§ Direction:
Copy all the entries word for word, but omit the pictures.

§ Listed records:
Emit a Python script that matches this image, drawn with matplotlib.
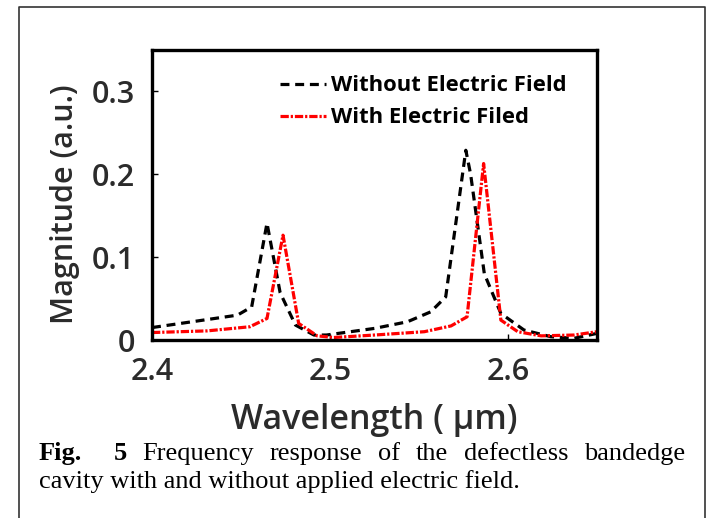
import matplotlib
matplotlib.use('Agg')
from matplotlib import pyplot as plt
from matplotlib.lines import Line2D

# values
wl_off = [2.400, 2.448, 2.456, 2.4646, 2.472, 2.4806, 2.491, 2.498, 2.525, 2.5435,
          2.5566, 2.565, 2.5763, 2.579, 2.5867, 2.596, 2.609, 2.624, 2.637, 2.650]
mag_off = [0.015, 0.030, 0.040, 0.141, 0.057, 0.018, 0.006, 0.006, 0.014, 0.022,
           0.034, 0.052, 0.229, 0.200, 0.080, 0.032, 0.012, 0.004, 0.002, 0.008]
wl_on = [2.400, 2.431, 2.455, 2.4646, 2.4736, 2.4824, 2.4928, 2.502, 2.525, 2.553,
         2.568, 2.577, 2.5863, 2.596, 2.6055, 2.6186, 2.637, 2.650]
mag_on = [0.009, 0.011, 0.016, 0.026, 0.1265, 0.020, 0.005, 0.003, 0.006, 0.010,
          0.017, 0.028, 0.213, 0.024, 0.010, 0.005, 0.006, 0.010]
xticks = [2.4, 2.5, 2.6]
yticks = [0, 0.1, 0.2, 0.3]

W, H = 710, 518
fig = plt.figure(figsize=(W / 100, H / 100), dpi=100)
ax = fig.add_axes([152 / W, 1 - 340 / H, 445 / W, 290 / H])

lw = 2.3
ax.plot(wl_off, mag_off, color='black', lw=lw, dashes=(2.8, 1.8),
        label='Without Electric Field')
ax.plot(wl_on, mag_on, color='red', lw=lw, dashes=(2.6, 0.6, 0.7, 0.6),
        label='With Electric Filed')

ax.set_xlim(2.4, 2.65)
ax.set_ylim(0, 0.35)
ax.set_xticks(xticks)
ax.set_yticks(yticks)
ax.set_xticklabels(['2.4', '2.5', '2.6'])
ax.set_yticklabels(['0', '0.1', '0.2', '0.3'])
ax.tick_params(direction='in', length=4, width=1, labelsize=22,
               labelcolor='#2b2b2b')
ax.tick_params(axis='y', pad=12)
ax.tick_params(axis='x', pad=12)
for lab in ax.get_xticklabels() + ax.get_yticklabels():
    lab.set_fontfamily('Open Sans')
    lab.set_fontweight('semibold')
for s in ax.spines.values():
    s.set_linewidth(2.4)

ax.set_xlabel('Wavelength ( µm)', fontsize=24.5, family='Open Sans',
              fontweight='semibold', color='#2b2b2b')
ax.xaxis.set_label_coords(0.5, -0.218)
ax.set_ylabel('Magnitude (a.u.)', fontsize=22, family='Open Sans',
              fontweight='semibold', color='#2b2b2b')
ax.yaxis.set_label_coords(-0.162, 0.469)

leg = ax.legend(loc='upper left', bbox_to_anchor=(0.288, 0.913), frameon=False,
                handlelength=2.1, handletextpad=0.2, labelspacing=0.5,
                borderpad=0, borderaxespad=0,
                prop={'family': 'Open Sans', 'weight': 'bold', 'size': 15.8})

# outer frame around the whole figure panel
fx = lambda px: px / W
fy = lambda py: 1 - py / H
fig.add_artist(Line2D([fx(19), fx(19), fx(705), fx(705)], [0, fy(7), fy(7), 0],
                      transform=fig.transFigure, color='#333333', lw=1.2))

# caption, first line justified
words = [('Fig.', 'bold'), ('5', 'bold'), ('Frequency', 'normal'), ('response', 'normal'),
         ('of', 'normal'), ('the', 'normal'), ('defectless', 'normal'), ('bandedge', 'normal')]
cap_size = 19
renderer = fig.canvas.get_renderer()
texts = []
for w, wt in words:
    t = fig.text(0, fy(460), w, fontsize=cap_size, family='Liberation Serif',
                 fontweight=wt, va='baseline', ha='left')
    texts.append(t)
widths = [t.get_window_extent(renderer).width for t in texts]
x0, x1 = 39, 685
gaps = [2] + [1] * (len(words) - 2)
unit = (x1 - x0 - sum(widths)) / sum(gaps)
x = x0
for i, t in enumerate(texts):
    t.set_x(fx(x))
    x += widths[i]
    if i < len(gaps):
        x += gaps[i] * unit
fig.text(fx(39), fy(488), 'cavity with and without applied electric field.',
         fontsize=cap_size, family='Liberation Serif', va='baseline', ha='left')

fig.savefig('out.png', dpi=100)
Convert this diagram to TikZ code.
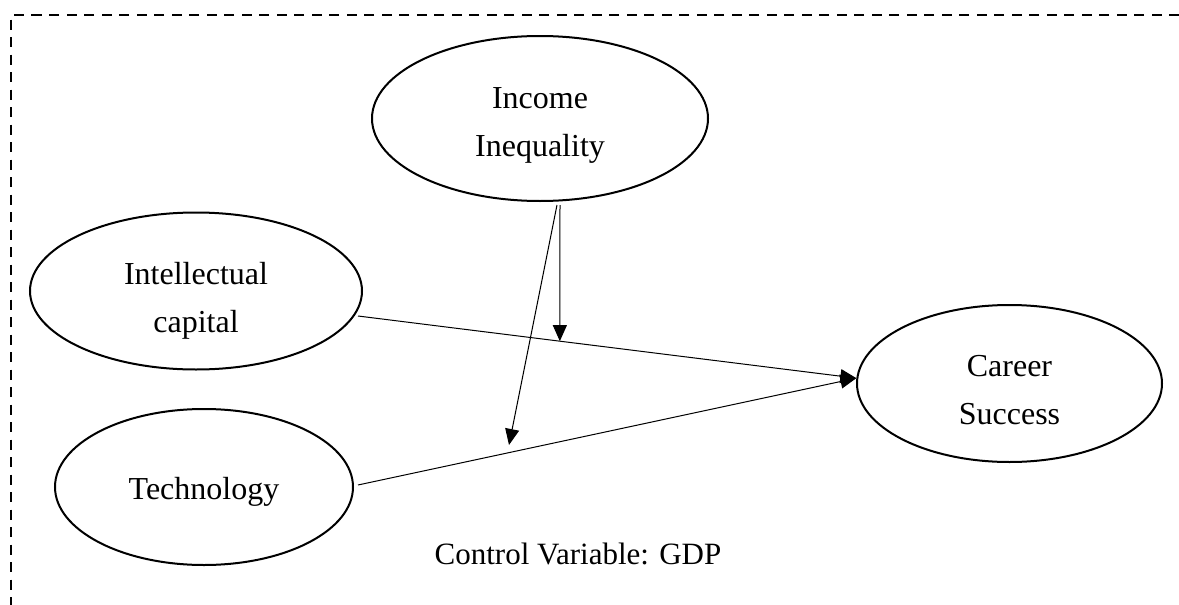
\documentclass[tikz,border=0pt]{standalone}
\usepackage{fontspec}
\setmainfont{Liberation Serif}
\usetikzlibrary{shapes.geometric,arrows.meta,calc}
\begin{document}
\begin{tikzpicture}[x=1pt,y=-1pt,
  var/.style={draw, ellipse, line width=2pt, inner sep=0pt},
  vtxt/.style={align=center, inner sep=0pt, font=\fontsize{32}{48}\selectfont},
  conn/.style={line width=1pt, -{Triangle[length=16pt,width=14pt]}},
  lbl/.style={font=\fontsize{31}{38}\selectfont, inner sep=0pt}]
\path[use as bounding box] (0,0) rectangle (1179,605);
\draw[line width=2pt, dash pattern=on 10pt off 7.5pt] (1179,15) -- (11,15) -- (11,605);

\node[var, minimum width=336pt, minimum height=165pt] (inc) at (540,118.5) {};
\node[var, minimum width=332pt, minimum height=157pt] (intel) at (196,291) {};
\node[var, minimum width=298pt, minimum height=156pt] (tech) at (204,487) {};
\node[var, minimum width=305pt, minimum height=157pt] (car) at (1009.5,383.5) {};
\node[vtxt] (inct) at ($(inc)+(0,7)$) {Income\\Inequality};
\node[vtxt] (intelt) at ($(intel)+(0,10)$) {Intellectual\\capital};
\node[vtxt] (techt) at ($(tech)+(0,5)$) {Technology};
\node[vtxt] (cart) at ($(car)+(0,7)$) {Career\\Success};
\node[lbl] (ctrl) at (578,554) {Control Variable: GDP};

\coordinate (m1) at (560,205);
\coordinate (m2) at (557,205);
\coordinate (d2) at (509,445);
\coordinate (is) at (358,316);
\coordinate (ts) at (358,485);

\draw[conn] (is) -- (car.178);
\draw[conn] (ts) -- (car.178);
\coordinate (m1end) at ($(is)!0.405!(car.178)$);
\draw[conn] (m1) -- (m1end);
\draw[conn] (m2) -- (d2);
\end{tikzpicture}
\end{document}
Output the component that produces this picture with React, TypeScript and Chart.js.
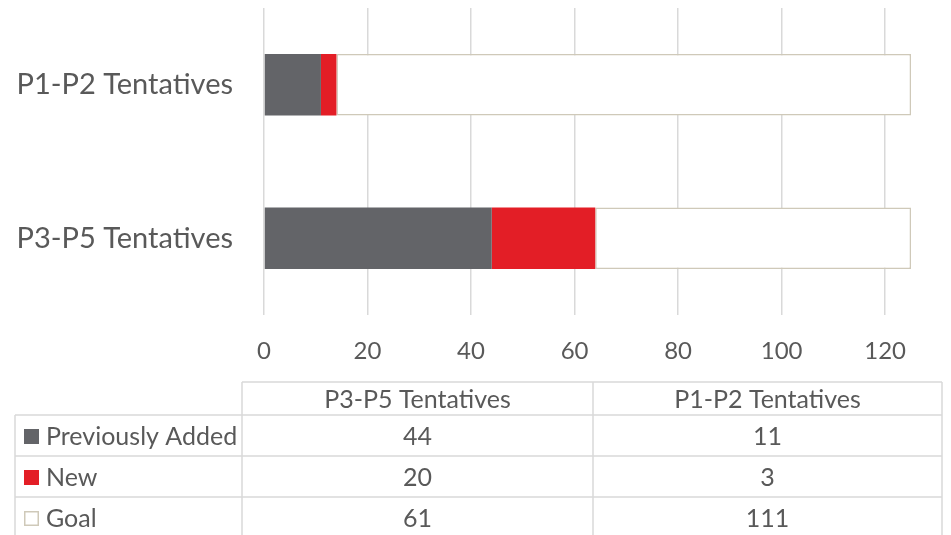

§ Result below:
Emit a Python script that matches this image, drawn with matplotlib.
import matplotlib
matplotlib.use('Agg')
from matplotlib import pyplot as plt
from matplotlib.lines import Line2D

# values
wl_off = [2.400, 2.448, 2.456, 2.4646, 2.472, 2.4806, 2.491, 2.498, 2.525, 2.5435,
          2.5566, 2.565, 2.5763, 2.579, 2.5867, 2.596, 2.609, 2.624, 2.637, 2.650]
mag_off = [0.015, 0.030, 0.040, 0.141, 0.057, 0.018, 0.006, 0.006, 0.014, 0.022,
           0.034, 0.052, 0.229, 0.200, 0.080, 0.032, 0.012, 0.004, 0.002, 0.008]
wl_on = [2.400, 2.431, 2.455, 2.4646, 2.4736, 2.4824, 2.4928, 2.502, 2.525, 2.553,
         2.568, 2.577, 2.5863, 2.596, 2.6055, 2.6186, 2.637, 2.650]
mag_on = [0.009, 0.011, 0.016, 0.026, 0.1265, 0.020, 0.005, 0.003, 0.006, 0.010,
          0.017, 0.028, 0.213, 0.024, 0.010, 0.005, 0.006, 0.010]
xticks = [2.4, 2.5, 2.6]
yticks = [0, 0.1, 0.2, 0.3]

W, H = 710, 518
fig = plt.figure(figsize=(W / 100, H / 100), dpi=100)
ax = fig.add_axes([152 / W, 1 - 340 / H, 445 / W, 290 / H])

lw = 2.3
ax.plot(wl_off, mag_off, color='black', lw=lw, dashes=(2.8, 1.8),
        label='Without Electric Field')
ax.plot(wl_on, mag_on, color='red', lw=lw, dashes=(2.6, 0.6, 0.7, 0.6),
        label='With Electric Filed')

ax.set_xlim(2.4, 2.65)
ax.set_ylim(0, 0.35)
ax.set_xticks(xticks)
ax.set_yticks(yticks)
ax.set_xticklabels(['2.4', '2.5', '2.6'])
ax.set_yticklabels(['0', '0.1', '0.2', '0.3'])
ax.tick_params(direction='in', length=4, width=1, labelsize=22,
               labelcolor='#2b2b2b')
ax.tick_params(axis='y', pad=12)
ax.tick_params(axis='x', pad=12)
for lab in ax.get_xticklabels() + ax.get_yticklabels():
    lab.set_fontfamily('Open Sans')
    lab.set_fontweight('semibold')
for s in ax.spines.values():
    s.set_linewidth(2.4)

ax.set_xlabel('Wavelength ( µm)', fontsize=24.5, family='Open Sans',
              fontweight='semibold', color='#2b2b2b')
ax.xaxis.set_label_coords(0.5, -0.218)
ax.set_ylabel('Magnitude (a.u.)', fontsize=22, family='Open Sans',
              fontweight='semibold', color='#2b2b2b')
ax.yaxis.set_label_coords(-0.162, 0.469)

leg = ax.legend(loc='upper left', bbox_to_anchor=(0.288, 0.913), frameon=False,
                handlelength=2.1, handletextpad=0.2, labelspacing=0.5,
                borderpad=0, borderaxespad=0,
                prop={'family': 'Open Sans', 'weight': 'bold', 'size': 15.8})

# outer frame around the whole figure panel
fx = lambda px: px / W
fy = lambda py: 1 - py / H
fig.add_artist(Line2D([fx(19), fx(19), fx(705), fx(705)], [0, fy(7), fy(7), 0],
                      transform=fig.transFigure, color='#333333', lw=1.2))

# caption, first line justified
words = [('Fig.', 'bold'), ('5', 'bold'), ('Frequency', 'normal'), ('response', 'normal'),
         ('of', 'normal'), ('the', 'normal'), ('defectless', 'normal'), ('bandedge', 'normal')]
cap_size = 19
renderer = fig.canvas.get_renderer()
texts = []
for w, wt in words:
    t = fig.text(0, fy(460), w, fontsize=cap_size, family='Liberation Serif',
                 fontweight=wt, va='baseline', ha='left')
    texts.append(t)
widths = [t.get_window_extent(renderer).width for t in texts]
x0, x1 = 39, 685
gaps = [2] + [1] * (len(words) - 2)
unit = (x1 - x0 - sum(widths)) / sum(gaps)
x = x0
for i, t in enumerate(texts):
    t.set_x(fx(x))
    x += widths[i]
    if i < len(gaps):
        x += gaps[i] * unit
fig.text(fx(39), fy(488), 'cavity with and without applied electric field.',
         fontsize=cap_size, family='Liberation Serif', va='baseline', ha='left')

fig.savefig('out.png', dpi=100)
Convert this diagram to TikZ code.
\documentclass[tikz,border=0pt]{standalone}
\usepackage{fontspec}
\setmainfont{Liberation Serif}
\usetikzlibrary{shapes.geometric,arrows.meta,calc}
\begin{document}
\begin{tikzpicture}[x=1pt,y=-1pt,
  var/.style={draw, ellipse, line width=2pt, inner sep=0pt},
  vtxt/.style={align=center, inner sep=0pt, font=\fontsize{32}{48}\selectfont},
  conn/.style={line width=1pt, -{Triangle[length=16pt,width=14pt]}},
  lbl/.style={font=\fontsize{31}{38}\selectfont, inner sep=0pt}]
\path[use as bounding box] (0,0) rectangle (1179,605);
\draw[line width=2pt, dash pattern=on 10pt off 7.5pt] (1179,15) -- (11,15) -- (11,605);

\node[var, minimum width=336pt, minimum height=165pt] (inc) at (540,118.5) {};
\node[var, minimum width=332pt, minimum height=157pt] (intel) at (196,291) {};
\node[var, minimum width=298pt, minimum height=156pt] (tech) at (204,487) {};
\node[var, minimum width=305pt, minimum height=157pt] (car) at (1009.5,383.5) {};
\node[vtxt] (inct) at ($(inc)+(0,7)$) {Income\\Inequality};
\node[vtxt] (intelt) at ($(intel)+(0,10)$) {Intellectual\\capital};
\node[vtxt] (techt) at ($(tech)+(0,5)$) {Technology};
\node[vtxt] (cart) at ($(car)+(0,7)$) {Career\\Success};
\node[lbl] (ctrl) at (578,554) {Control Variable: GDP};

\coordinate (m1) at (560,205);
\coordinate (m2) at (557,205);
\coordinate (d2) at (509,445);
\coordinate (is) at (358,316);
\coordinate (ts) at (358,485);

\draw[conn] (is) -- (car.178);
\draw[conn] (ts) -- (car.178);
\coordinate (m1end) at ($(is)!0.405!(car.178)$);
\draw[conn] (m1) -- (m1end);
\draw[conn] (m2) -- (d2);
\end{tikzpicture}
\end{document}
Output the component that produces this picture with React, TypeScript and Chart.js.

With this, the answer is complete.